- STATED PROBLEM -
Every line below should be copied exactly; drop the pictures.

-- START OF RECORDED INFORMATION --

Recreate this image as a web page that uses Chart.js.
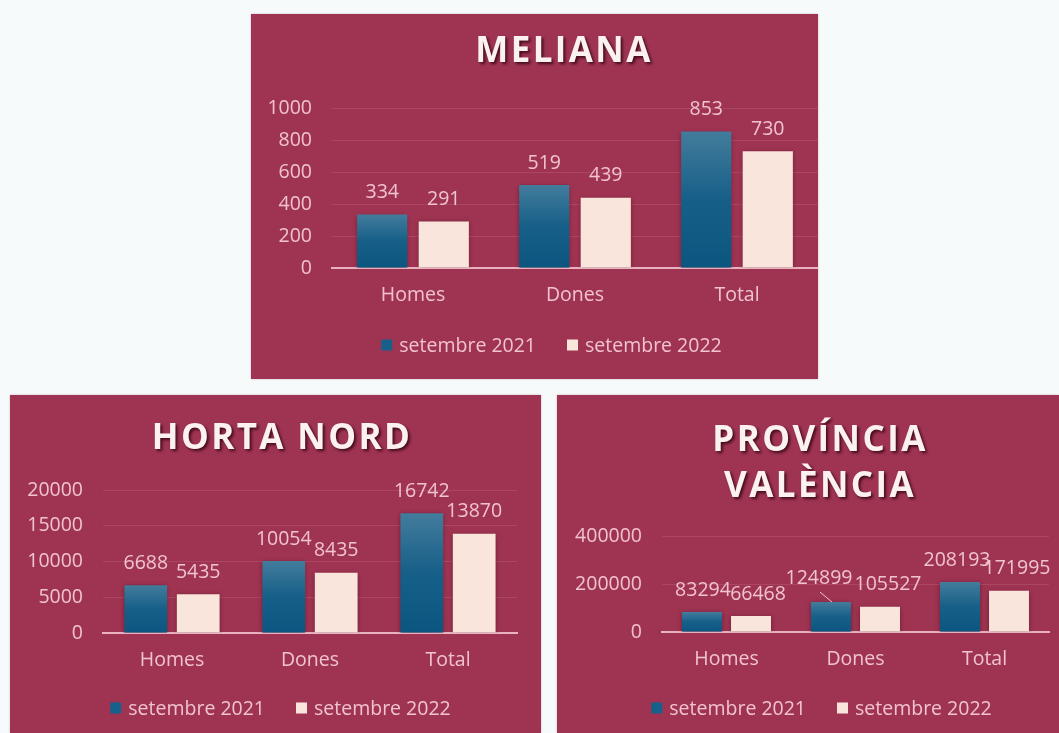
<!DOCTYPE html>
<html><head><meta charset="utf-8">
<script src="https://cdn.jsdelivr.net/npm/chart.js@4.4.1/dist/chart.umd.min.js"></script>
<style>
html,body{margin:0;padding:0;background:#f7fafb;width:1059px;height:733px;overflow:hidden;position:relative;font-family:"Open Sans",sans-serif;}
.panel{position:absolute;background:#9f3452;box-shadow:0 0 2px rgba(120,60,80,0.35);overflow:hidden}
.panel canvas{position:absolute;left:0;top:0}
.title{position:absolute;font-family:"Open Sans",sans-serif;font-weight:700;font-size:35px;line-height:46px;letter-spacing:2.4px;color:#fcf1f1;text-shadow:2px 2px 3px rgba(45,0,15,0.8);text-align:center;white-space:nowrap;width:400px}
</style></head>
<body>
<div class="panel" style="left:251px;top:14px;width:567px;height:365px"><canvas id="c1" width="567" height="365"></canvas><div class="title" style="left:113px;top:12px">MELIANA</div></div>
<div class="panel" style="left:10px;top:395px;width:531px;height:338px"><canvas id="c2" width="531" height="338"></canvas><div class="title" style="left:72px;top:18px">HORTA NORD</div></div>
<div class="panel" style="left:557px;top:395px;width:502px;height:338px"><canvas id="c3" width="502" height="338"></canvas><div class="title" style="left:63px;top:20px">PROVÍNCIA<br>VALÈNCIA</div></div>
<script>
// ---- data ----
const categories = ['Homes', 'Dones', 'Total'];
const seriesLabels = ['setembre 2021', 'setembre 2022'];
const meliana2021 = [334, 519, 853];
const meliana2022 = [291, 439, 730];
const hortaNord2021 = [6688, 10054, 16742];
const hortaNord2022 = [5435, 8435, 13870];
const provincia2021 = [83294, 124899, 208193];
const provincia2022 = [66468, 105527, 171995];
const melianaTicks = [0, 200, 400, 600, 800, 1000];
const hortaNordTicks = [0, 5000, 10000, 15000, 20000];
const provinciaTicks = [0, 200000, 400000];

// ---- styles ----
const FONT_FAMILY = '"Open Sans", sans-serif';
const FONT_SIZE = 19.5;
const TEXT_COL = '#f1c3ce';
const BLUE = '#17608a';
const CREAM = '#f9e5db';
const GRID_COL = 'rgba(255,205,215,0.12)';
const AXIS_COL = '#e9b2c0';

Chart.defaults.font.family = FONT_FAMILY;
Chart.defaults.font.size = FONT_SIZE;
Chart.defaults.color = TEXT_COL;

const barShadow = {
  id: 'barShadow',
  beforeDatasetsDraw(chart) {
    const c = chart.ctx; c.save();
    c.shadowColor = 'rgba(45,0,15,0.45)'; c.shadowBlur = 5; c.shadowOffsetX = 0; c.shadowOffsetY = 1;
  },
  afterDatasetsDraw(chart) { chart.ctx.restore(); }
};

const valueLabels = {
  id: 'valueLabels',
  afterDatasetsDraw(chart, args, opts) {
    const ctx = chart.ctx; ctx.save();
    ctx.font = FONT_SIZE + 'px ' + FONT_FAMILY;
    ctx.fillStyle = TEXT_COL; ctx.textAlign = 'center'; ctx.textBaseline = 'middle';
    chart.data.datasets.forEach((ds, di) => {
      const meta = chart.getDatasetMeta(di);
      meta.data.forEach((bar, i) => {
        const off = (opts.offsets && opts.offsets[di] && opts.offsets[di][i]) || [0, 0];
        ctx.fillText(String(ds.data[i]), bar.x + off[0], bar.y - 22 + off[1]);
      });
    });
    if (opts.leader) {
      const bar = chart.getDatasetMeta(opts.leader[0]).data[opts.leader[1]];
      ctx.strokeStyle = TEXT_COL; ctx.lineWidth = 1;
      ctx.beginPath(); ctx.moveTo(bar.x - 11, bar.y - 10); ctx.lineTo(bar.x + 1, bar.y); ctx.stroke();
    }
    ctx.restore();
  }
};

const legendDraw = {
  id: 'legendDraw',
  afterDraw(chart, args, opts) {
    const ctx = chart.ctx; ctx.save();
    ctx.font = FONT_SIZE + 'px ' + FONT_FAMILY;
    ctx.textBaseline = 'middle'; ctx.textAlign = 'left';
    const box = 11, gapT = 7, gapI = 31;
    const items = chart.data.datasets;
    let total = 0;
    items.forEach((ds, i) => { total += box + gapT + ctx.measureText(ds.label).width + (i ? gapI : 0); });
    let x = opts.cx - total / 2; const y = opts.cy;
    items.forEach((ds, i) => {
      if (i) x += gapI;
      ctx.fillStyle = ds.legendColor; ctx.fillRect(x, y - box / 2, box, box);
      x += box + gapT;
      ctx.fillStyle = TEXT_COL; ctx.fillText(ds.label, x, y + 1);
      x += ctx.measureText(ds.label).width;
    });
    ctx.restore();
  }
};

function blueGradient(c) {
  const chart = c.chart;
  if (!chart.chartArea || c.type !== 'data') return BLUE;
  const ys = chart.scales.y;
  const y0 = ys.getPixelForValue(0), y1 = ys.getPixelForValue(c.raw);
  const g = chart.ctx.createLinearGradient(0, y1, 0, y0);
  g.addColorStop(0, '#437c9c');
  g.addColorStop(0.5, '#165f88');
  g.addColorStop(1, '#0b5680');
  return g;
}

function makeChart(id, W, H, area, d21, d22, yTicks, extra) {
  return new Chart(document.getElementById(id), {
    type: 'bar',
    data: {
      labels: categories,
      datasets: [
        { label: seriesLabels[0], data: d21, backgroundColor: blueGradient, legendColor: BLUE,
          categoryPercentage: 0.76, barPercentage: 0.815, borderWidth: 0 },
        { label: seriesLabels[1], data: d22, backgroundColor: CREAM, legendColor: CREAM,
          categoryPercentage: 0.76, barPercentage: 0.815, borderWidth: 0 }
      ]
    },
    options: {
      responsive: false, animation: false, devicePixelRatio: 1,
      layout: { padding: { top: area.top, left: 0, right: W - area.right, bottom: 0 } },
      plugins: {
        legend: { display: false }, title: { display: false }, tooltip: { enabled: false },
        valueLabels: extra.labels || {},
        legendDraw: { cx: extra.legendCx, cy: extra.legendCy }
      },
      scales: {
        x: {
          grid: { display: false, drawTicks: false },
          border: { display: true, color: AXIS_COL, width: 2 },
          ticks: { padding: 16, color: TEXT_COL, font: { size: FONT_SIZE } },
          afterFit: s => { s.height = H - area.bottom; }
        },
        y: {
          min: yTicks[0], max: yTicks[yTicks.length - 1],
          afterBuildTicks: s => { s.ticks = yTicks.map(v => ({ value: v })); },
          grid: { color: GRID_COL, lineWidth: 1, drawTicks: false },
          border: { display: false },
          ticks: { padding: 20, color: TEXT_COL, font: { size: FONT_SIZE }, callback: v => String(v) },
          afterFit: s => { s.width = area.left; }
        }
      }
    },
    plugins: [barShadow, valueLabels, legendDraw]
  });
}

makeChart('c1', 567, 365, { left: 81, top: 94, right: 567, bottom: 254 },
  meliana2021, meliana2022, melianaTicks, { legendCx: 300.5, legendCy: 331 });
makeChart('c2', 531, 338, { left: 93, top: 95, right: 507, bottom: 238 },
  hortaNord2021, hortaNord2022, hortaNordTicks, { legendCx: 270.5, legendCy: 313 });
makeChart('c3', 502, 338, { left: 105, top: 141, right: 492, bottom: 237 },
  provincia2021, provincia2022, provinciaTicks, {
    legendCx: 264.5, legendCy: 313,
    labels: { offsets: [[[1, 0], [-12, -2], [-3, 0]], [[7, 0], [8, 0], [8, 0]]], leader: [0, 1] }
  });
</script>
</body></html>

-- END OF RECORDED INFORMATION --

- WRITTEN REPLY -
Recreate this image as a web page that uses Chart.js.
<!DOCTYPE html>
<html><head><meta charset="utf-8">
<script src="https://cdn.jsdelivr.net/npm/chart.js@4.4.1/dist/chart.umd.min.js"></script>
<style>
html,body{margin:0;padding:0;background:#f7fafb;width:1059px;height:733px;overflow:hidden;position:relative;font-family:"Open Sans",sans-serif;}
.panel{position:absolute;background:#9f3452;box-shadow:0 0 2px rgba(120,60,80,0.35);overflow:hidden}
.panel canvas{position:absolute;left:0;top:0}
.title{position:absolute;font-family:"Open Sans",sans-serif;font-weight:700;font-size:35px;line-height:46px;letter-spacing:2.4px;color:#fcf1f1;text-shadow:2px 2px 3px rgba(45,0,15,0.8);text-align:center;white-space:nowrap;width:400px}
</style></head>
<body>
<div class="panel" style="left:251px;top:14px;width:567px;height:365px"><canvas id="c1" width="567" height="365"></canvas><div class="title" style="left:113px;top:12px">MELIANA</div></div>
<div class="panel" style="left:10px;top:395px;width:531px;height:338px"><canvas id="c2" width="531" height="338"></canvas><div class="title" style="left:72px;top:18px">HORTA NORD</div></div>
<div class="panel" style="left:557px;top:395px;width:502px;height:338px"><canvas id="c3" width="502" height="338"></canvas><div class="title" style="left:63px;top:20px">PROVÍNCIA<br>VALÈNCIA</div></div>
<script>
// ---- data ----
const categories = ['Homes', 'Dones', 'Total'];
const seriesLabels = ['setembre 2021', 'setembre 2022'];
const meliana2021 = [334, 519, 853];
const meliana2022 = [291, 439, 730];
const hortaNord2021 = [6688, 10054, 16742];
const hortaNord2022 = [5435, 8435, 13870];
const provincia2021 = [83294, 124899, 208193];
const provincia2022 = [66468, 105527, 171995];
const melianaTicks = [0, 200, 400, 600, 800, 1000];
const hortaNordTicks = [0, 5000, 10000, 15000, 20000];
const provinciaTicks = [0, 200000, 400000];

// ---- styles ----
const FONT_FAMILY = '"Open Sans", sans-serif';
const FONT_SIZE = 19.5;
const TEXT_COL = '#f1c3ce';
const BLUE = '#17608a';
const CREAM = '#f9e5db';
const GRID_COL = 'rgba(255,205,215,0.12)';
const AXIS_COL = '#e9b2c0';

Chart.defaults.font.family = FONT_FAMILY;
Chart.defaults.font.size = FONT_SIZE;
Chart.defaults.color = TEXT_COL;

const barShadow = {
  id: 'barShadow',
  beforeDatasetsDraw(chart) {
    const c = chart.ctx; c.save();
    c.shadowColor = 'rgba(45,0,15,0.45)'; c.shadowBlur = 5; c.shadowOffsetX = 0; c.shadowOffsetY = 1;
  },
  afterDatasetsDraw(chart) { chart.ctx.restore(); }
};

const valueLabels = {
  id: 'valueLabels',
  afterDatasetsDraw(chart, args, opts) {
    const ctx = chart.ctx; ctx.save();
    ctx.font = FONT_SIZE + 'px ' + FONT_FAMILY;
    ctx.fillStyle = TEXT_COL; ctx.textAlign = 'center'; ctx.textBaseline = 'middle';
    chart.data.datasets.forEach((ds, di) => {
      const meta = chart.getDatasetMeta(di);
      meta.data.forEach((bar, i) => {
        const off = (opts.offsets && opts.offsets[di] && opts.offsets[di][i]) || [0, 0];
        ctx.fillText(String(ds.data[i]), bar.x + off[0], bar.y - 22 + off[1]);
      });
    });
    if (opts.leader) {
      const bar = chart.getDatasetMeta(opts.leader[0]).data[opts.leader[1]];
      ctx.strokeStyle = TEXT_COL; ctx.lineWidth = 1;
      ctx.beginPath(); ctx.moveTo(bar.x - 11, bar.y - 10); ctx.lineTo(bar.x + 1, bar.y); ctx.stroke();
    }
    ctx.restore();
  }
};

const legendDraw = {
  id: 'legendDraw',
  afterDraw(chart, args, opts) {
    const ctx = chart.ctx; ctx.save();
    ctx.font = FONT_SIZE + 'px ' + FONT_FAMILY;
    ctx.textBaseline = 'middle'; ctx.textAlign = 'left';
    const box = 11, gapT = 7, gapI = 31;
    const items = chart.data.datasets;
    let total = 0;
    items.forEach((ds, i) => { total += box + gapT + ctx.measureText(ds.label).width + (i ? gapI : 0); });
    let x = opts.cx - total / 2; const y = opts.cy;
    items.forEach((ds, i) => {
      if (i) x += gapI;
      ctx.fillStyle = ds.legendColor; ctx.fillRect(x, y - box / 2, box, box);
      x += box + gapT;
      ctx.fillStyle = TEXT_COL; ctx.fillText(ds.label, x, y + 1);
      x += ctx.measureText(ds.label).width;
    });
    ctx.restore();
  }
};

function blueGradient(c) {
  const chart = c.chart;
  if (!chart.chartArea || c.type !== 'data') return BLUE;
  const ys = chart.scales.y;
  const y0 = ys.getPixelForValue(0), y1 = ys.getPixelForValue(c.raw);
  const g = chart.ctx.createLinearGradient(0, y1, 0, y0);
  g.addColorStop(0, '#437c9c');
  g.addColorStop(0.5, '#165f88');
  g.addColorStop(1, '#0b5680');
  return g;
}

function makeChart(id, W, H, area, d21, d22, yTicks, extra) {
  return new Chart(document.getElementById(id), {
    type: 'bar',
    data: {
      labels: categories,
      datasets: [
        { label: seriesLabels[0], data: d21, backgroundColor: blueGradient, legendColor: BLUE,
          categoryPercentage: 0.76, barPercentage: 0.815, borderWidth: 0 },
        { label: seriesLabels[1], data: d22, backgroundColor: CREAM, legendColor: CREAM,
          categoryPercentage: 0.76, barPercentage: 0.815, borderWidth: 0 }
      ]
    },
    options: {
      responsive: false, animation: false, devicePixelRatio: 1,
      layout: { padding: { top: area.top, left: 0, right: W - area.right, bottom: 0 } },
      plugins: {
        legend: { display: false }, title: { display: false }, tooltip: { enabled: false },
        valueLabels: extra.labels || {},
        legendDraw: { cx: extra.legendCx, cy: extra.legendCy }
      },
      scales: {
        x: {
          grid: { display: false, drawTicks: false },
          border: { display: true, color: AXIS_COL, width: 2 },
          ticks: { padding: 16, color: TEXT_COL, font: { size: FONT_SIZE } },
          afterFit: s => { s.height = H - area.bottom; }
        },
        y: {
          min: yTicks[0], max: yTicks[yTicks.length - 1],
          afterBuildTicks: s => { s.ticks = yTicks.map(v => ({ value: v })); },
          grid: { color: GRID_COL, lineWidth: 1, drawTicks: false },
          border: { display: false },
          ticks: { padding: 20, color: TEXT_COL, font: { size: FONT_SIZE }, callback: v => String(v) },
          afterFit: s => { s.width = area.left; }
        }
      }
    },
    plugins: [barShadow, valueLabels, legendDraw]
  });
}

makeChart('c1', 567, 365, { left: 81, top: 94, right: 567, bottom: 254 },
  meliana2021, meliana2022, melianaTicks, { legendCx: 300.5, legendCy: 331 });
makeChart('c2', 531, 338, { left: 93, top: 95, right: 507, bottom: 238 },
  hortaNord2021, hortaNord2022, hortaNordTicks, { legendCx: 270.5, legendCy: 313 });
makeChart('c3', 502, 338, { left: 105, top: 141, right: 492, bottom: 237 },
  provincia2021, provincia2022, provinciaTicks, {
    legendCx: 264.5, legendCy: 313,
    labels: { offsets: [[[1, 0], [-12, -2], [-3, 0]], [[7, 0], [8, 0], [8, 0]]], leader: [0, 1] }
  });
</script>
</body></html>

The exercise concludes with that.